[start of Provided data]

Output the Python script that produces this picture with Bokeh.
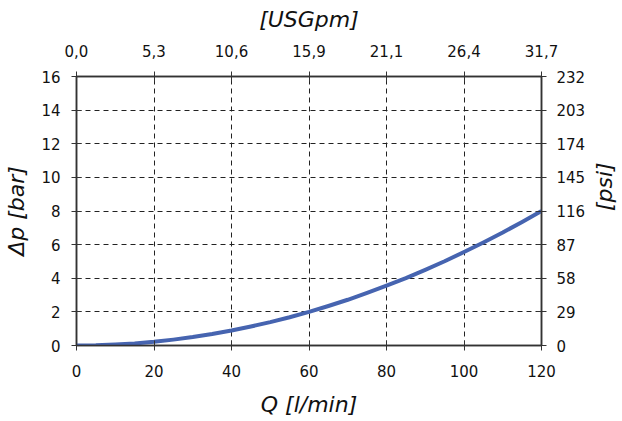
import math
from bokeh.plotting import figure
from bokeh.models import Range1d, LinearAxis, FixedTicker
from bokeh.embed import file_html
from bokeh.resources import INLINE

# Data
flow_lpm = [0, 5, 10, 15, 20, 25, 30, 35, 40, 45, 50, 55, 60,
            65, 70, 75, 80, 85, 90, 95, 100, 105, 110, 115, 120]
dp_bar = [0.0, 0.01, 0.06, 0.12, 0.22, 0.35, 0.5, 0.68, 0.89, 1.13, 1.39, 1.68, 2.0,
          2.35, 2.72, 3.13, 3.56, 4.01, 4.5, 5.01, 5.56, 6.13, 6.72, 7.35, 8.0]

x_ticks = [0, 20, 40, 60, 80, 100, 120]
y_ticks = [0, 2, 4, 6, 8, 10, 12, 14, 16]
usgpm_labels = ["0,0", "5,3", "10,6", "15,9", "21,1", "26,4", "31,7"]
psi_labels = ["0", "29", "58", "87", "116", "145", "174", "203", "232"]

FONT = "DejaVu Sans"
AX = "#333333"

p = figure(frame_width=465, frame_height=269, output_backend="svg", toolbar_location=None,
           x_range=Range1d(0, 120), y_range=Range1d(0, 16),
           min_border_left=76, min_border_right=0, min_border_top=76, min_border_bottom=0)
p.background_fill_color = "white"
p.border_fill_color = "white"
p.outline_line_color = AX
p.outline_line_width = 1.5

def style(ax):
    ax.major_label_text_font = FONT
    ax.major_label_text_font_size = "15px"
    ax.major_label_text_color = "#111111"
    ax.axis_label_text_font = FONT
    ax.axis_label_text_font_size = "22px"
    ax.axis_label_text_font_style = "italic"
    ax.axis_label_text_color = "#111111"
    ax.axis_line_color = AX
    ax.axis_line_width = 1.5
    ax.major_tick_line_color = AX
    ax.major_tick_in = 5
    ax.major_tick_out = 5
    ax.minor_tick_line_color = None

p.xaxis.ticker = FixedTicker(ticks=x_ticks)
p.yaxis.ticker = FixedTicker(ticks=y_ticks)
p.xaxis.axis_label = "Q [l/min]"
p.yaxis.axis_label = "Δp [bar]"
style(p.xaxis[0])
style(p.yaxis[0])
p.xaxis.major_label_standoff = 14
p.xaxis.axis_label_standoff = 12
p.yaxis.major_label_standoff = 11
p.yaxis.axis_label_standoff = 9

top = LinearAxis(ticker=FixedTicker(ticks=x_ticks), axis_label="[USGpm]",
                 major_label_overrides={t: l for t, l in zip(x_ticks, usgpm_labels)})
style(top)
top.major_label_standoff = 15
top.axis_label_standoff = 10
p.add_layout(top, "above")

right = LinearAxis(ticker=FixedTicker(ticks=y_ticks), axis_label="[psi]",
                   major_label_overrides={t: l for t, l in zip(y_ticks, psi_labels)})
style(right)
right.major_label_standoff = 10
right.axis_label_standoff = 16
right.axis_label_orientation = math.pi / 2
p.add_layout(right, "right")

p.xgrid.ticker = FixedTicker(ticks=x_ticks)
p.ygrid.ticker = FixedTicker(ticks=y_ticks)
for g in (p.xgrid[0], p.ygrid[0]):
    g.grid_line_color = "#222222"
    g.grid_line_dash = "5 4"
    g.grid_line_width = 1

p.line(flow_lpm, dp_bar, line_color="#4664B0", line_width=4, line_join="round")

open("out.html", "w").write(file_html(p, INLINE))
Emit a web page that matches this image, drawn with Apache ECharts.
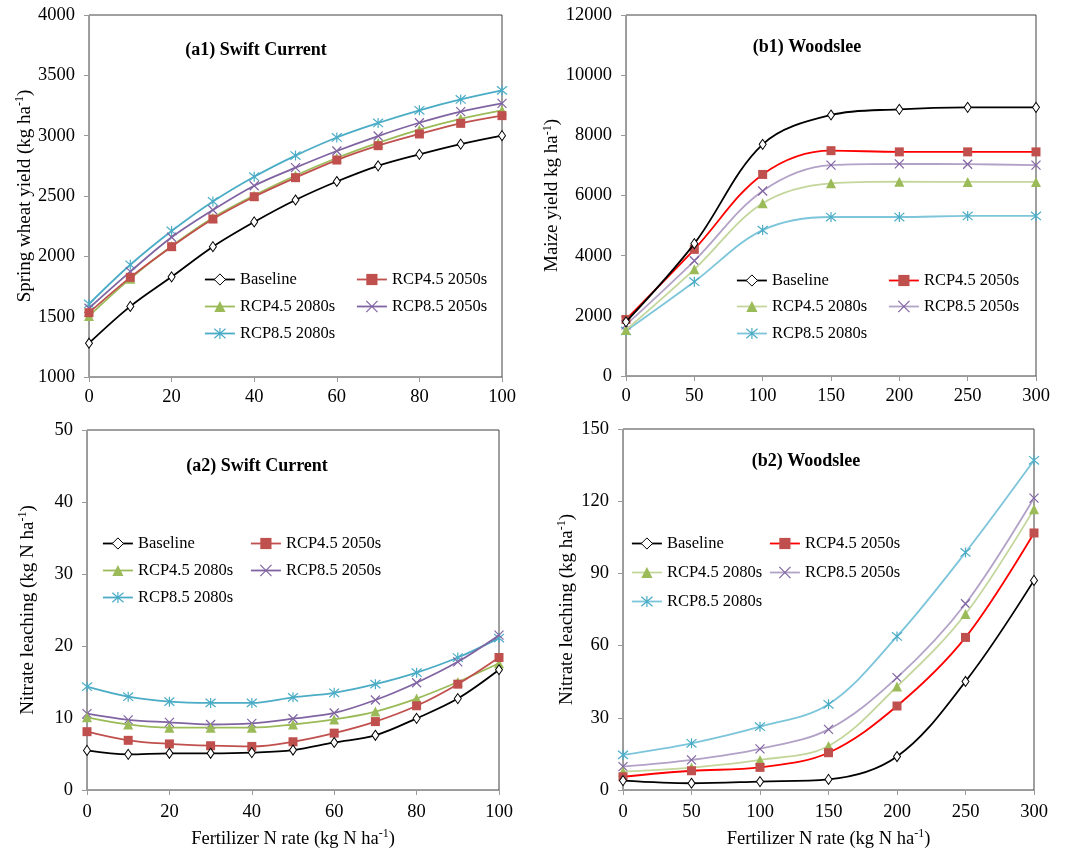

[end of Provided data]

Directions ▸ Which lines hold the word "this"? Copy each of them from the records.

Answer in full ▸
Output the Python script that produces this picture with Bokeh.
Emit a web page that matches this image, drawn with Apache ECharts.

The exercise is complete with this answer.